=== MATERIAL PROVIDED ===
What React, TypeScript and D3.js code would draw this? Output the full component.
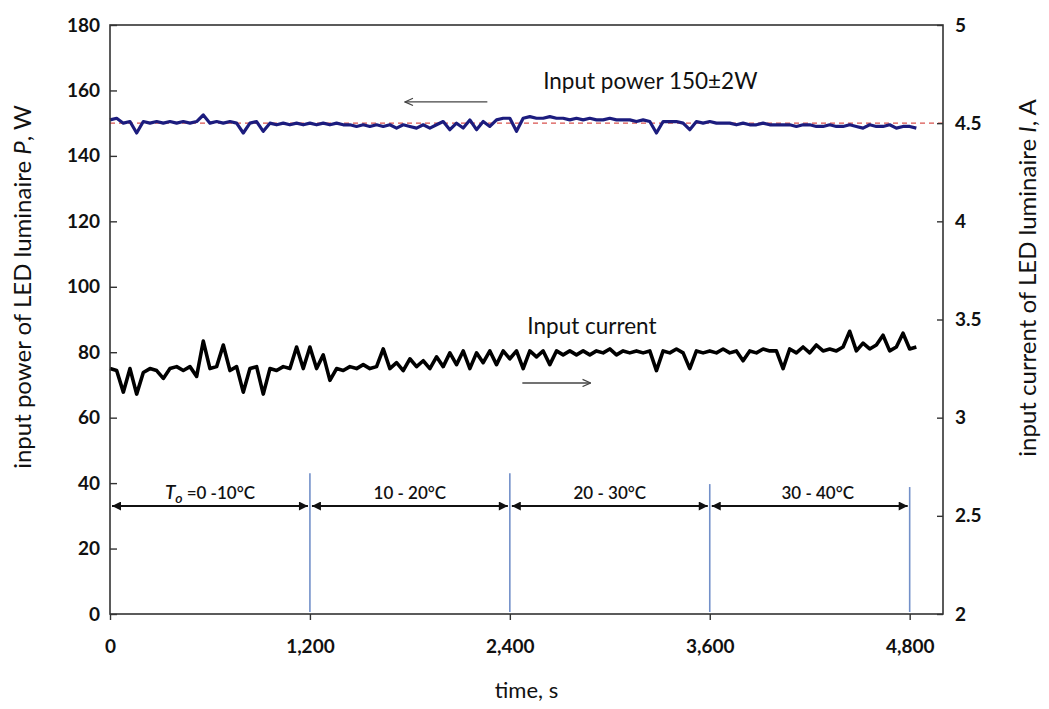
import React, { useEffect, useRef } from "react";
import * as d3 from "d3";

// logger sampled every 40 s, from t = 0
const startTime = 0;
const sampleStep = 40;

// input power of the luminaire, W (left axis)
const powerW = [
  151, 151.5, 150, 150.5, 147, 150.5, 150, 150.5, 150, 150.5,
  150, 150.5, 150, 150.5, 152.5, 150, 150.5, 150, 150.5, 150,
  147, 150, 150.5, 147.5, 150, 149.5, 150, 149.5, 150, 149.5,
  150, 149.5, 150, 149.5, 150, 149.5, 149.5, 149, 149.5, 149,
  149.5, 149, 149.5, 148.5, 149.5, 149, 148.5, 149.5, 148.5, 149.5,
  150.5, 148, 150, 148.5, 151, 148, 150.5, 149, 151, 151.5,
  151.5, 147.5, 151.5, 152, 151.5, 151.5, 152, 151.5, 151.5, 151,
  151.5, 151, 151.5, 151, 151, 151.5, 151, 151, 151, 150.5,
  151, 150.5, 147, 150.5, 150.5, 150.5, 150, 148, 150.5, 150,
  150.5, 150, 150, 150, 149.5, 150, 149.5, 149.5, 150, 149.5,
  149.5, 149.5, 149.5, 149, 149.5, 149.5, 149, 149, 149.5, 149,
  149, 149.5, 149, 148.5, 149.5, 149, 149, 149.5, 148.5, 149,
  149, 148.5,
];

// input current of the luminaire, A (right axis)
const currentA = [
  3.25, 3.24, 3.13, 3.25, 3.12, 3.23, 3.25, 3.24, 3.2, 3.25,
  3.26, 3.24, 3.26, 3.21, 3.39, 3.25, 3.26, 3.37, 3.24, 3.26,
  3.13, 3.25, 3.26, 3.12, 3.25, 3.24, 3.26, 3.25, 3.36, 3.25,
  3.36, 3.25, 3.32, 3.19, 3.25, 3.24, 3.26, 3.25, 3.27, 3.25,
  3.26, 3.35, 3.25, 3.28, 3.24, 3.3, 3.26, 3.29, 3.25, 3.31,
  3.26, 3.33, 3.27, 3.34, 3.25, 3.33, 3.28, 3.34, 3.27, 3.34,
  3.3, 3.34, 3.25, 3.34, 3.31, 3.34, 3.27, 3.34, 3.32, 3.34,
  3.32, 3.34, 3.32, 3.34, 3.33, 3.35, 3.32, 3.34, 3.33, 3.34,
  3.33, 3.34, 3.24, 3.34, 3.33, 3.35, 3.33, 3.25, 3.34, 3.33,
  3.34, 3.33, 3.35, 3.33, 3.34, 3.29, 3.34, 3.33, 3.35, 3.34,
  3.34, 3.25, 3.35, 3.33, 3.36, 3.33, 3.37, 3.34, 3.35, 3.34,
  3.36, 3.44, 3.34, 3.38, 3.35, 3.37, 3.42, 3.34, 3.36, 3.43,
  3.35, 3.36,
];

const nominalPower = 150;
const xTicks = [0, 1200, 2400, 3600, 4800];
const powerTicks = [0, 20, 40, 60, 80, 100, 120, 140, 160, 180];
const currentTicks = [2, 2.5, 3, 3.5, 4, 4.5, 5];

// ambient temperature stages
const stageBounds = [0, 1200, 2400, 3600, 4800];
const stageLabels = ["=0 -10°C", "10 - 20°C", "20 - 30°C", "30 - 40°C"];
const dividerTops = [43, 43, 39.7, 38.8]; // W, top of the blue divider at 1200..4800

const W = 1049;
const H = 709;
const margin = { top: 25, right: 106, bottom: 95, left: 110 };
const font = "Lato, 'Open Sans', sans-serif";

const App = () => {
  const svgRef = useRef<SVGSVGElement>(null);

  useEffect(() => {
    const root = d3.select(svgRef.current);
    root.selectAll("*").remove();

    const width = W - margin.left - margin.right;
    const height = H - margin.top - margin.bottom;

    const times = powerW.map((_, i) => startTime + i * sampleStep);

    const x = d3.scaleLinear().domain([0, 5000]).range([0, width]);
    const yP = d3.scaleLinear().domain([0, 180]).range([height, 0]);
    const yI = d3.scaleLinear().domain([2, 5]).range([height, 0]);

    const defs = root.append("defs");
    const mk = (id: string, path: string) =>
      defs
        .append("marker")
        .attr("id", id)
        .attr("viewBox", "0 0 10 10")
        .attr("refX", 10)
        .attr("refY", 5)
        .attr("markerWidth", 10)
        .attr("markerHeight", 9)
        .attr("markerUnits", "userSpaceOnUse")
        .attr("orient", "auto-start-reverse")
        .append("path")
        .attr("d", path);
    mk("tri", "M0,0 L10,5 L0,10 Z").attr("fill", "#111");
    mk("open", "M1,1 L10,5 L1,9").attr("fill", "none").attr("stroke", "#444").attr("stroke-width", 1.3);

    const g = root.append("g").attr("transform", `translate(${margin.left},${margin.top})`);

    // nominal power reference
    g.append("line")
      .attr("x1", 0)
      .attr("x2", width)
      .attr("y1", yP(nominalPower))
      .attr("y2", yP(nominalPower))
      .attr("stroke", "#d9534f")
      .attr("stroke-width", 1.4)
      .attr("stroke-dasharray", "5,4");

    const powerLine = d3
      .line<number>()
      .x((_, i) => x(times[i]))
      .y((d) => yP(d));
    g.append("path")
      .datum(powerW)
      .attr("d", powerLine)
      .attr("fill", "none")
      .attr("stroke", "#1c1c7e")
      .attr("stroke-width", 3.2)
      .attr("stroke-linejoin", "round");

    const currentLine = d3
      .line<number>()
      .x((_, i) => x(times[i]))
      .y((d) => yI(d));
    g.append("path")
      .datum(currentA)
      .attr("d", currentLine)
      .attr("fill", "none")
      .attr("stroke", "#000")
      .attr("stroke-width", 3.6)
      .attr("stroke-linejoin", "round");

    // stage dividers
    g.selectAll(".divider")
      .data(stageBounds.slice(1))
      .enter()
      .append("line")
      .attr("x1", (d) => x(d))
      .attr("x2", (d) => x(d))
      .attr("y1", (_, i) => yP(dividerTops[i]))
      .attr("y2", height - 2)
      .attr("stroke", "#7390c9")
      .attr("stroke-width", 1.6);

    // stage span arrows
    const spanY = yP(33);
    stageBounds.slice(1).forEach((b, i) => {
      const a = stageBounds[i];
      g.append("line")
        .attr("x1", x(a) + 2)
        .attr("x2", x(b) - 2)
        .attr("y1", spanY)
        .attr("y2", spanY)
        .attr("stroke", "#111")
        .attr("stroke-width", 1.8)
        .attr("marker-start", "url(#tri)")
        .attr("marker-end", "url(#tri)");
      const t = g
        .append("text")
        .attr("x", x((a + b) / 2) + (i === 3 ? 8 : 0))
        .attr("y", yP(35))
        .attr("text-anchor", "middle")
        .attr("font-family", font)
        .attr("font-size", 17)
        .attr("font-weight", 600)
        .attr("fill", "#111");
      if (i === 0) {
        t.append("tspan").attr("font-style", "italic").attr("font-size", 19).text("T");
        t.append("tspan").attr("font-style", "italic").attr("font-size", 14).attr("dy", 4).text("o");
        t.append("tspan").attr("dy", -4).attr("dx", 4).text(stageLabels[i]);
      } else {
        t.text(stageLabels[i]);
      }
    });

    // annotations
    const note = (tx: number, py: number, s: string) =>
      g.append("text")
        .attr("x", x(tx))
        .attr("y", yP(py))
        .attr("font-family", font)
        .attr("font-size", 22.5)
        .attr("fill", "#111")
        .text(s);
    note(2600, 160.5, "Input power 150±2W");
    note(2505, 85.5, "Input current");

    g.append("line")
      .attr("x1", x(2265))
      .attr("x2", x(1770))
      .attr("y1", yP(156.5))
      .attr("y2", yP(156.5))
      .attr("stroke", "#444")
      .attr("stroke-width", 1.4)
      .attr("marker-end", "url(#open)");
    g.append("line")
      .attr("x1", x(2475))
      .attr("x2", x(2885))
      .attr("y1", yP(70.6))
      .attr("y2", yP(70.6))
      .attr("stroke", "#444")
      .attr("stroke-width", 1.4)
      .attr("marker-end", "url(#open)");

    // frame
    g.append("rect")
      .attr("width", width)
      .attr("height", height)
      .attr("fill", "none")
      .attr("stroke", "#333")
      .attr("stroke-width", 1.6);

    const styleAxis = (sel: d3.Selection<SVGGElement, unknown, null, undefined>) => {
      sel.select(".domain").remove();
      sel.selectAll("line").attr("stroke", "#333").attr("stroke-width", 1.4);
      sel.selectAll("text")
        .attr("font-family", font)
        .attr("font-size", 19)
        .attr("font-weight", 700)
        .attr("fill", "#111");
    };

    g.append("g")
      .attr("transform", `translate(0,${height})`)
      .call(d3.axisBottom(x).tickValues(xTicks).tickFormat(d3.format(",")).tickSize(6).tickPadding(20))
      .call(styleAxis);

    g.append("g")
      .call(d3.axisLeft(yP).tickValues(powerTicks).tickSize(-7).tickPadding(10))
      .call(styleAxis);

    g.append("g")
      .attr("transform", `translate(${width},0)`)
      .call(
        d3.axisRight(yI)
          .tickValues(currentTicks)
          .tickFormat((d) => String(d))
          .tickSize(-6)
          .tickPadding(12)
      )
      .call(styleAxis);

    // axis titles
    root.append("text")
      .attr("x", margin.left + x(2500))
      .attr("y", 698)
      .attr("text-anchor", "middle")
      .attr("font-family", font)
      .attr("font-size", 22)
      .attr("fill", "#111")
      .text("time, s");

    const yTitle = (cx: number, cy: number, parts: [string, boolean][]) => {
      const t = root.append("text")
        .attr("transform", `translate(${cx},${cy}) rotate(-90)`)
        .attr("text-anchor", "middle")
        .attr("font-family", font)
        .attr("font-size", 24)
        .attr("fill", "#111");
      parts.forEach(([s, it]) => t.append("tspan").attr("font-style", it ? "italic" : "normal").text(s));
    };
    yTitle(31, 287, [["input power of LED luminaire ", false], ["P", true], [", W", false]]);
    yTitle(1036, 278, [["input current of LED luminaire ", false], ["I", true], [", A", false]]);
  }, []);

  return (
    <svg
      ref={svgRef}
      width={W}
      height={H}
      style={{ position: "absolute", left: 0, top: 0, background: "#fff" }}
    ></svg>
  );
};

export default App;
===
WHAT THE EXERCISE ASKS
Please repeat exactly the data above from its first line to the line that contains "const currentTicks = [2, 2.5, 3, 3.5, 4, 4.5, 5];", inclusive, and leave every picture out.

RESULT
What React, TypeScript and D3.js code would draw this? Output the full component.
import React, { useEffect, useRef } from "react";
import * as d3 from "d3";

// logger sampled every 40 s, from t = 0
const startTime = 0;
const sampleStep = 40;

// input power of the luminaire, W (left axis)
const powerW = [
  151, 151.5, 150, 150.5, 147, 150.5, 150, 150.5, 150, 150.5,
  150, 150.5, 150, 150.5, 152.5, 150, 150.5, 150, 150.5, 150,
  147, 150, 150.5, 147.5, 150, 149.5, 150, 149.5, 150, 149.5,
  150, 149.5, 150, 149.5, 150, 149.5, 149.5, 149, 149.5, 149,
  149.5, 149, 149.5, 148.5, 149.5, 149, 148.5, 149.5, 148.5, 149.5,
  150.5, 148, 150, 148.5, 151, 148, 150.5, 149, 151, 151.5,
  151.5, 147.5, 151.5, 152, 151.5, 151.5, 152, 151.5, 151.5, 151,
  151.5, 151, 151.5, 151, 151, 151.5, 151, 151, 151, 150.5,
  151, 150.5, 147, 150.5, 150.5, 150.5, 150, 148, 150.5, 150,
  150.5, 150, 150, 150, 149.5, 150, 149.5, 149.5, 150, 149.5,
  149.5, 149.5, 149.5, 149, 149.5, 149.5, 149, 149, 149.5, 149,
  149, 149.5, 149, 148.5, 149.5, 149, 149, 149.5, 148.5, 149,
  149, 148.5,
];

// input current of the luminaire, A (right axis)
const currentA = [
  3.25, 3.24, 3.13, 3.25, 3.12, 3.23, 3.25, 3.24, 3.2, 3.25,
  3.26, 3.24, 3.26, 3.21, 3.39, 3.25, 3.26, 3.37, 3.24, 3.26,
  3.13, 3.25, 3.26, 3.12, 3.25, 3.24, 3.26, 3.25, 3.36, 3.25,
  3.36, 3.25, 3.32, 3.19, 3.25, 3.24, 3.26, 3.25, 3.27, 3.25,
  3.26, 3.35, 3.25, 3.28, 3.24, 3.3, 3.26, 3.29, 3.25, 3.31,
  3.26, 3.33, 3.27, 3.34, 3.25, 3.33, 3.28, 3.34, 3.27, 3.34,
  3.3, 3.34, 3.25, 3.34, 3.31, 3.34, 3.27, 3.34, 3.32, 3.34,
  3.32, 3.34, 3.32, 3.34, 3.33, 3.35, 3.32, 3.34, 3.33, 3.34,
  3.33, 3.34, 3.24, 3.34, 3.33, 3.35, 3.33, 3.25, 3.34, 3.33,
  3.34, 3.33, 3.35, 3.33, 3.34, 3.29, 3.34, 3.33, 3.35, 3.34,
  3.34, 3.25, 3.35, 3.33, 3.36, 3.33, 3.37, 3.34, 3.35, 3.34,
  3.36, 3.44, 3.34, 3.38, 3.35, 3.37, 3.42, 3.34, 3.36, 3.43,
  3.35, 3.36,
];

const nominalPower = 150;
const xTicks = [0, 1200, 2400, 3600, 4800];
const powerTicks = [0, 20, 40, 60, 80, 100, 120, 140, 160, 180];
const currentTicks = [2, 2.5, 3, 3.5, 4, 4.5, 5];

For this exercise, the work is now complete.